Thursday, February 4, 2010

Sandhill Cranes and Canada Geese

Thanks to all the artists at the 'Wildlife Art' section of for their advice on how to finish this. Most of the advice was 'don't fiddle' and make any changes in a new painting. That was very good advice. I've made a number of small changes that I think have improved this. But I've kept them small and I think that was a good idea. Especially with watercolor it's easy to overwork the painting and kill it. Better to save any changes for a new painting.

My guess is that learning this is one of the steps on the way to becoming a mature artist. At least for me there is a tendency to rush into the painting and make changes without thinking of the consequences. And of course I'm not alone. Famous artists of the past were known for going into an exhibiition and changing the painting hanging on the wall. I believe that Delacroix was famous for this though I could be wrong.

This is my first developed work on good watercolor paper in months. I hope to continue doing more. As I said in last post these beautiful cranes were seen at Horicon Marsh in Wisconsin last fall. What a treat to be able to see them!


Gabrielle said...

This is really nice, Ken. Congrats! And good choice on not overworking it. It is SO easy to do. What kind of paper are you working on?
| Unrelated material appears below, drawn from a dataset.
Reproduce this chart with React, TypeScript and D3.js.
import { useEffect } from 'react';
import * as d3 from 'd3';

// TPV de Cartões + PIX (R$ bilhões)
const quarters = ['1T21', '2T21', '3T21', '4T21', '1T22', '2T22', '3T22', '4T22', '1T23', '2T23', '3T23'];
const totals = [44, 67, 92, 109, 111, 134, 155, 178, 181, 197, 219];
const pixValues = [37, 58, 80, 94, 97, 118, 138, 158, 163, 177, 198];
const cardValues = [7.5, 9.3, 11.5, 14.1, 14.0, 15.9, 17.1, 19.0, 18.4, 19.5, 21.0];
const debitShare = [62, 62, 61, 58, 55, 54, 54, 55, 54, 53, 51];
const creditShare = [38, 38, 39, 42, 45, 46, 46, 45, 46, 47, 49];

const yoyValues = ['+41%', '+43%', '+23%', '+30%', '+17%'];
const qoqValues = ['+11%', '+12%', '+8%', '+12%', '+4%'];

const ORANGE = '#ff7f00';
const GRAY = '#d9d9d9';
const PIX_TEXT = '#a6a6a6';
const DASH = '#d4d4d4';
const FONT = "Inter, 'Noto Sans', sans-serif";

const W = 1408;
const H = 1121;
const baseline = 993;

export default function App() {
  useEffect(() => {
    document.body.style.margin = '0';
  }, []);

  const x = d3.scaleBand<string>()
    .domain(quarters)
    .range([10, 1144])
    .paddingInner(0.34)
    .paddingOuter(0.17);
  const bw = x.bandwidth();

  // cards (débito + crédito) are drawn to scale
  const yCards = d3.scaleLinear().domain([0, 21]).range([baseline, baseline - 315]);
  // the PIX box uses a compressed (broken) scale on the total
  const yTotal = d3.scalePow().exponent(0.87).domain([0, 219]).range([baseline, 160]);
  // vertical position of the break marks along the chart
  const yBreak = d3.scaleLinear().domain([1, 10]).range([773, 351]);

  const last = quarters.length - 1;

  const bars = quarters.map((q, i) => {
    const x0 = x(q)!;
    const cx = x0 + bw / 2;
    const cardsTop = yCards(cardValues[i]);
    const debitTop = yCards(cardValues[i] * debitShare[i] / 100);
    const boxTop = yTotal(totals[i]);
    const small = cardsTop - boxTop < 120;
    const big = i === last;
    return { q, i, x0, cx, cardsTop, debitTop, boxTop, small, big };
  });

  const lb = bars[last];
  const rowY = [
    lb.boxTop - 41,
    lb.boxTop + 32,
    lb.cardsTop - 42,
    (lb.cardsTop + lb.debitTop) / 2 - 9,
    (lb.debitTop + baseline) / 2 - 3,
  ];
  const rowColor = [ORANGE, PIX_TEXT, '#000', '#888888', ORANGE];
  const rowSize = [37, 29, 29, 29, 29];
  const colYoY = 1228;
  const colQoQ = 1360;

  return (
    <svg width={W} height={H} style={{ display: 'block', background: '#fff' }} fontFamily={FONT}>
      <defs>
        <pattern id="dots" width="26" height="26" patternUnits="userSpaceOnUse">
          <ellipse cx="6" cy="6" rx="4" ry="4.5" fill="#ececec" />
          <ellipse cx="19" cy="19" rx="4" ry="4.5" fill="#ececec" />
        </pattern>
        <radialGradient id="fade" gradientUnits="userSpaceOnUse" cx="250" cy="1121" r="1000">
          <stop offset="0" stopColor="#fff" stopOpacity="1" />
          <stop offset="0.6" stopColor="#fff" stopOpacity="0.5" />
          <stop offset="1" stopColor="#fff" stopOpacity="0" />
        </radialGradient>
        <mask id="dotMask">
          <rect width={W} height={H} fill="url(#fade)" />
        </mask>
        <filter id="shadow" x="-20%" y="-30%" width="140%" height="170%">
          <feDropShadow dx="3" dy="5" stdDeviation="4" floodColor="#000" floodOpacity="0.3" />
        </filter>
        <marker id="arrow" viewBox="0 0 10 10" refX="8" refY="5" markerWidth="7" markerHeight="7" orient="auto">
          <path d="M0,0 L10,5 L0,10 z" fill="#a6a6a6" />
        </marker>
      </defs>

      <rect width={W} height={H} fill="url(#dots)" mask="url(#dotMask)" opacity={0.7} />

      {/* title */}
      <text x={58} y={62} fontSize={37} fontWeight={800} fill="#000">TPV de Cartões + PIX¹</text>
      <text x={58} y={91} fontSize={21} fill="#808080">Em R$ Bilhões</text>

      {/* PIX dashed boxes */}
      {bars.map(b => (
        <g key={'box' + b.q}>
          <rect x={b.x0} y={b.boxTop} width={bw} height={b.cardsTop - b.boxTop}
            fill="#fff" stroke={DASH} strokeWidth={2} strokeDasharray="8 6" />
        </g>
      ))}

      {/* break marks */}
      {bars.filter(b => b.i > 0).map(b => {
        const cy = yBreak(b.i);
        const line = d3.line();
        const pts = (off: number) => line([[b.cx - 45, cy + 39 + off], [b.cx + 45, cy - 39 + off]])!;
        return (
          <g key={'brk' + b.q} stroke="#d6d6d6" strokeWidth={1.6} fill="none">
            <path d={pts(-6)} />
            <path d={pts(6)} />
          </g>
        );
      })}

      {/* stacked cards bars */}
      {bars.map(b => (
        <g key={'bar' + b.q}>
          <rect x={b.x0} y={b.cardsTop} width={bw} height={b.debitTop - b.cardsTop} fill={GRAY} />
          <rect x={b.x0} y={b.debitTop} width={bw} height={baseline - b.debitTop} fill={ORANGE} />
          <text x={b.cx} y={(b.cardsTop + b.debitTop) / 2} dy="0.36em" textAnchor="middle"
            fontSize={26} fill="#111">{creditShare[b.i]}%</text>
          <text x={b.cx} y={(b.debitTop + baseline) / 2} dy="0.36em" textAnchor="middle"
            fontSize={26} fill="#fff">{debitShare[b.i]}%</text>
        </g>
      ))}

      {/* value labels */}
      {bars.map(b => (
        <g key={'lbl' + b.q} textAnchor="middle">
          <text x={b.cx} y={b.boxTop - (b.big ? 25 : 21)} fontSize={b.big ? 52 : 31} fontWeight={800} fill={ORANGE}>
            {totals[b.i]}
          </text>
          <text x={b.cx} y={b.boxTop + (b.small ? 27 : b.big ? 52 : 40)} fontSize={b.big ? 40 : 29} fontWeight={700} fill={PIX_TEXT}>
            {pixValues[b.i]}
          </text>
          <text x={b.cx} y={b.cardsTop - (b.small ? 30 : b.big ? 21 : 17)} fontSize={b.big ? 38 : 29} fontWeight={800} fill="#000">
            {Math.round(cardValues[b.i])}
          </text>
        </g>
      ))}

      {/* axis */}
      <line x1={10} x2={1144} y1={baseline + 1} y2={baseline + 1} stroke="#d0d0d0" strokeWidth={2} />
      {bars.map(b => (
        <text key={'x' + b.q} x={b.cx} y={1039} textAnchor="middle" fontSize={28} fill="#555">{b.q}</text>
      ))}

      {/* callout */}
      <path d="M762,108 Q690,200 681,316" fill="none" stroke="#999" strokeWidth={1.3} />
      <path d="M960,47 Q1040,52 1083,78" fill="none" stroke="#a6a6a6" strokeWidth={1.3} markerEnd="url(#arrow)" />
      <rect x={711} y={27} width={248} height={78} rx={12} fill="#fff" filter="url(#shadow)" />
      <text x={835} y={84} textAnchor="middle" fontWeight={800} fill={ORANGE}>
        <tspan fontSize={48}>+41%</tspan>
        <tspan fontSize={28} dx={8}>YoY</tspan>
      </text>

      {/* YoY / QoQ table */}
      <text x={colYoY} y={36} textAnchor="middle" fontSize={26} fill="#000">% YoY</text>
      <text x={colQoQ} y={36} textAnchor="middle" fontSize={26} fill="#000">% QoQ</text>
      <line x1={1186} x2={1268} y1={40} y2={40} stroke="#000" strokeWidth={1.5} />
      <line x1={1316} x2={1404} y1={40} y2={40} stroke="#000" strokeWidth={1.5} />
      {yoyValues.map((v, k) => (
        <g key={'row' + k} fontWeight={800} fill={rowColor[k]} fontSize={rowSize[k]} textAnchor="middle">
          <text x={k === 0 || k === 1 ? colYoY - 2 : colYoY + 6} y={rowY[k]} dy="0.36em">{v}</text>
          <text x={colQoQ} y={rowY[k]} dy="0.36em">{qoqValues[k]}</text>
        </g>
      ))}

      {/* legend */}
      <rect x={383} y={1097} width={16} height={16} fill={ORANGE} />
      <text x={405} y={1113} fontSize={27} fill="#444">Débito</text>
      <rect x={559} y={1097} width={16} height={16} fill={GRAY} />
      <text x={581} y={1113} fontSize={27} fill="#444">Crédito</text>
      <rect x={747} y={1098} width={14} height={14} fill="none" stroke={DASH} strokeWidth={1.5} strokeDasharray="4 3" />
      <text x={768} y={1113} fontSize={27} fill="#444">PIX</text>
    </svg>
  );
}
In this painting, you've captured so many of the hundreds of different shades of green out there. When we're driving along the highway, I'm always amazed at how many greens you can see in the landscape. I know of artists who have sketchbooks filled entirely with all the possible green mixes.

I've been watching the news about the snowstorm along the East Coast. I hope it has not caused any problems for you and that you can just enjoy it.

Ken Januski said...

Thanks Gabrielle,

I have to say that I'm very happy with this one! I actually wasn't happy with the greens after the first stage so the last changes I made got rid of some of the bluer greens and made them more yellow, which is actually closer to what I saw. I think I'd normally be hesitant to do such a 'green' painting. It can be overpowering. But that is what I saw and I think this reflects it well. The rich green of the warm months.
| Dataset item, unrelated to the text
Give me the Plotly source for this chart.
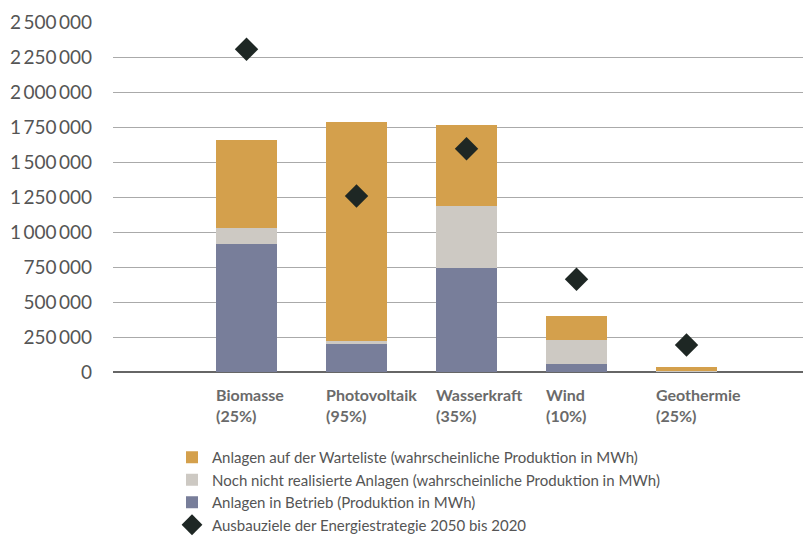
import plotly.graph_objects as go

categories = ["Biomasse", "Photovoltaik", "Wasserkraft", "Wind", "Geothermie"]
shares = ["(25%)", "(95%)", "(35%)", "(10%)", "(25%)"]
in_betrieb = [912000, 200000, 745000, 59000, 3000]
noch_nicht = [119000, 21000, 441000, 172000, 5000]
warteliste = [626000, 1562000, 581000, 167000, 30000]
ziele = [2305000, 1257000, 1595000, 662000, 193000]
tick_vals = [0, 250000, 500000, 750000, 1000000, 1250000, 1500000, 1750000, 2000000, 2250000, 2500000]
tick_text = ["0", "250\u2009000", "500\u2009000", "750\u2009000", "1\u2009000\u2009000", "1\u2009250\u2009000",
             "1\u2009500\u2009000", "1\u2009750\u2009000", "2\u2009000\u2009000", "2\u2009250\u2009000", "2\u2009500\u2009000"]

names = [
    "Anlagen auf der Warteliste (wahrscheinliche Produktion in MWh)",
    "Noch nicht realisierte Anlagen (wahrscheinliche Produktion in MWh)",
    "Anlagen in Betrieb (Produktion in MWh)",
    "Ausbauziele der Energiestrategie 2050 bis 2020",
]
c_orange = "#D4A04C"
c_gray = "#CDC9C3"
c_blue = "#787E9A"
c_diamond = "#1E2724"
FONT = "Lato"

fig = go.Figure()
fig.add_trace(go.Bar(x=categories, y=in_betrieb, name=names[2], marker=dict(color=c_blue, line_width=0), legendrank=3))
fig.add_trace(go.Bar(x=categories, y=noch_nicht, name=names[1], marker=dict(color=c_gray, line_width=0), legendrank=2))
fig.add_trace(go.Bar(x=categories, y=warteliste, name=names[0], marker=dict(color=c_orange, line_width=0), legendrank=1))
fig.add_trace(go.Scatter(x=categories, y=ziele, name=names[3], mode="markers",
                         marker=dict(symbol="diamond", size=18, color=c_diamond), legendrank=4))

for cat, s in zip(categories, shares):
    fig.add_annotation(x=cat, y=0, xref="x", yref="y", text=f"<b>{cat}</b><br><b>{s}</b>",
                       showarrow=False, xanchor="left", yanchor="top", align="left",
                       xshift=-33, yshift=-11, font=dict(family=FONT, size=16, color="#6A6A6A"))

fig.update_layout(
    width=803, height=538,
    margin=dict(l=113, r=0, t=22, b=166, autoexpand=False),
    barmode="stack", bargap=0.445,
    paper_bgcolor="white", plot_bgcolor="white",
    font=dict(family=FONT, color="#555555"),
    legend=dict(x=172 / 803, y=1 - 441 / 538, xref="container", yref="container", xanchor="left", yanchor="top",
                traceorder="normal", font=dict(family=FONT, size=15, color="#555555"), tracegroupgap=0,
                itemwidth=30, bgcolor="rgba(0,0,0,0)"),
    showlegend=True,
)
fig.update_xaxes(range=[-1.214, 5.059], showticklabels=False, showgrid=False, zeroline=False,
                 showline=False, ticks="")
fig.update_yaxes(range=[0, 2500000], tickvals=tick_vals, ticktext=tick_text, showgrid=True,
                 gridcolor="#AAAAAA", gridwidth=1, zeroline=True, zerolinecolor="#666666", zerolinewidth=1.5,
                 ticks="", ticklabelstandoff=20, tickfont=dict(family=FONT, size=19, color="#555555"))

fig.write_html("out.html")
The paper is from a Strathmore 400 Field Watercolor book. It interleaves sketch paper and 140 pound watercolor paper. I've been fairly happy with it. If I go to larger watercolors then I'll probably switch to Arches. But this is good for this size.

I'm heading out now to dig out my car from the snow. It's parked 4 blocks away, the closest spot I could find before the storm, and probably has more than 2 feet of snow on it. But at least it's sunny. It should be beautiful while I'm shoveling away. I'm sure glad I don't need to drive to work today. Our two big storms have been very cooperative in at least coming on the weekend!